Opinion
April 29, 1993
Appeal from the Supreme Court, Greene County (Connor, J.).
Plaintiff brought this action to foreclose a mortgage on real property situated in the Village of Coxsackie, Greene County. Ultimately, plaintiff obtained a judgment of foreclosure and sale and a foreclosure sale was conducted at the Greene County Courthouse in the Village of Catskill. Plaintiff thereafter moved to confirm the Referee's report of sale. Supreme Court denied the motion on the ground that plaintiff failed to fully comply with RPAPL 231 (2) (b) by posting the notice of sale in three public places in both the Town of Coxsackie, the town in which the property is situated, and the Town of Catskill, the town in which the sale was conducted. Plaintiff appeals, contending that the posting requirement of RPAPL 231 (2) (b) does not apply when the property to be sold is situated wholly or partially within a village. We disagree and accordingly affirm.

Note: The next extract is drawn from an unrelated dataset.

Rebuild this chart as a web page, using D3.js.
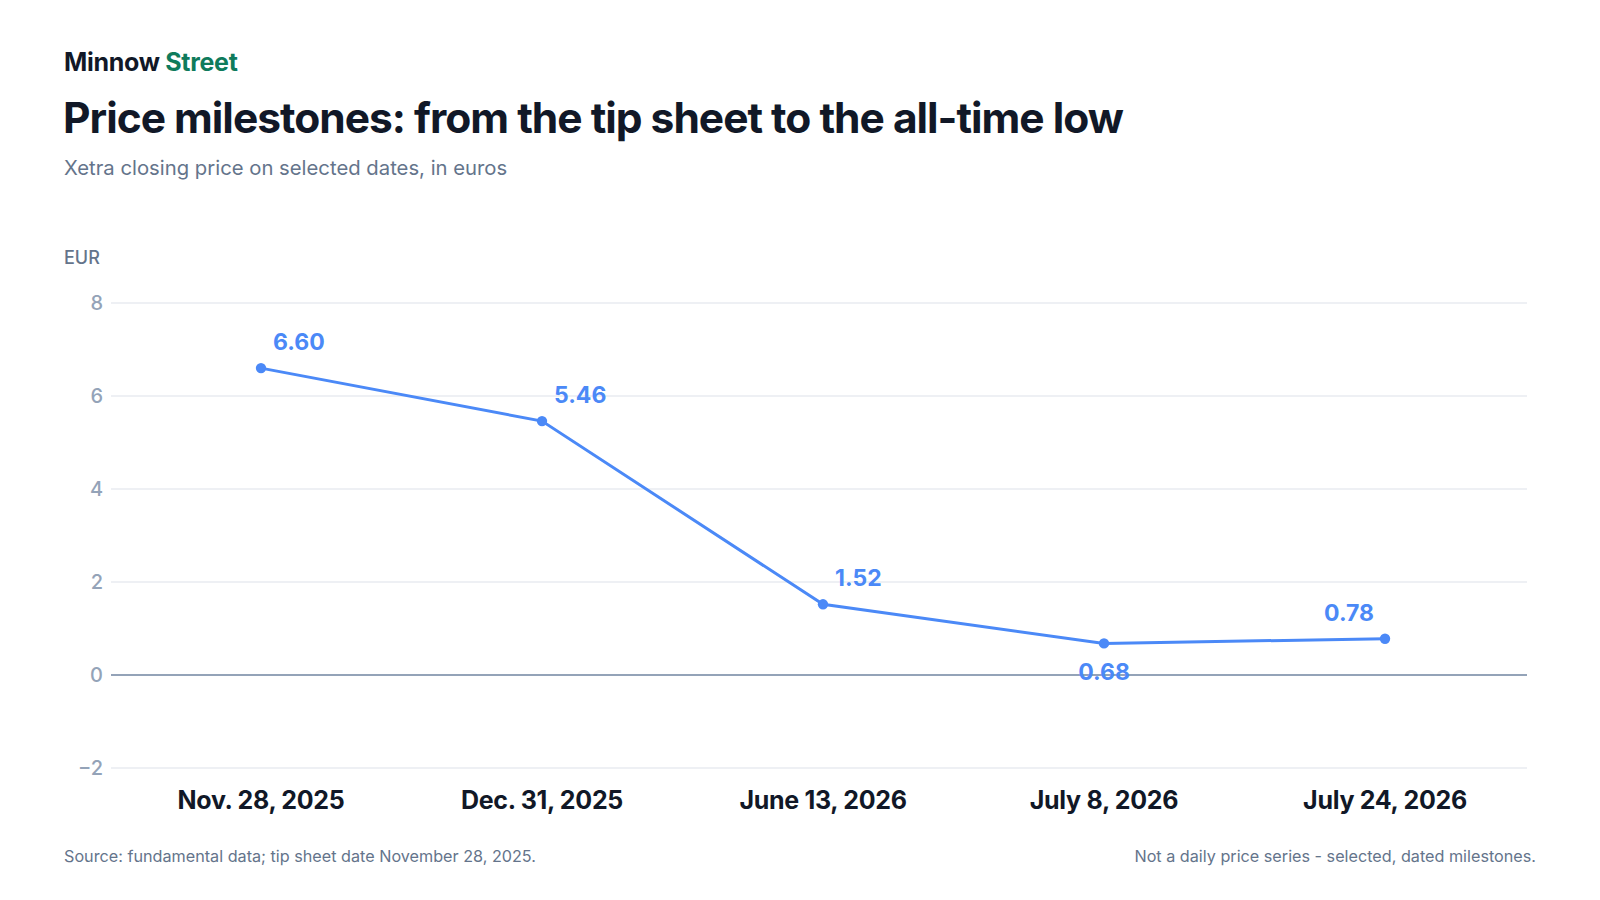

As relevant to this appeal, RPAPL 231 (2) (a) provides for publication of the notice of sale in a newspaper published anywhere in the county in which the property is located or, if there be none, in an adjoining county unless: (1) the property is situated wholly or partly in a city or incorporated village and (2) a daily, semi-weekly or tri-weekly newspaper is published in that city or village or in an adjoining city or village. In such event, the notice is to be published in a daily, semi-weekly or tri-weekly newspaper published in such city or village or adjoining city or village, as the case may be. RPAPL 231 (2) (b) provides in relevant part that "[w]here the property is situated wholly outside a city or an incorporated village referred to in subparagraph (a) of this subdivision, notice of such sale shall also be given by posting a copy of the notice of sale * * * in three public places in the town in which the property is located, and, if the sale is to be held in another town or in a city, in three public places therein" (emphasis supplied).
In our view, plaintiff's interpretation of RPAPL 231 (2) (b) as exempting properties situated within cities and villages from its posting requirements renders the emphasized language a nullity and, as such, violates the fundamental canon of statutory construction that all parts of a statute are to be harmonized and given effect (see, McKinney's Cons Laws of NY, Book 1, Statutes § 98). "Whenever practicable, the court must give effect to all the language employed; a statute must be read so that each word therein will have a meaning and not so that one word or sentence will cancel and render meaningless another word or sentence" (McKinney's Cons Laws of NY, Book 1, Statutes § 98, at 223; see, Matter of Albano v Kirby, 36 N.Y.2d 526, 530). Clearly, had the Legislature intended that no posting be required when the property is situated in a city or incorporated village, it would have said so in these or similar words. However, the qualifying language limits the exemption from the posting requirement to properties situated wholly or partially within a city or incorporated village referred to in subdivision (2) (a), that is, in the case where publication is to take place in the city or village in which the property is situated or in an adjoining city or village. The record indicates that publication was made in a newspaper published in the Village of Catskill, which is not the village in which the property is situated. Further, and contrary to the allegation of plaintiff's brief, we take judicial notice of the fact that the Village of Catskill does not adjoin the Village of Coxsackie (see, People v Loris, 131 App. Div. 127, 129; 4 Frumer-Biskind, Bender's N Y Evidence § 171.01).
Weiss, P.J., Yesawich Jr., Mahoney and Casey, JJ., concur. Ordered that the order is affirmed, without costs.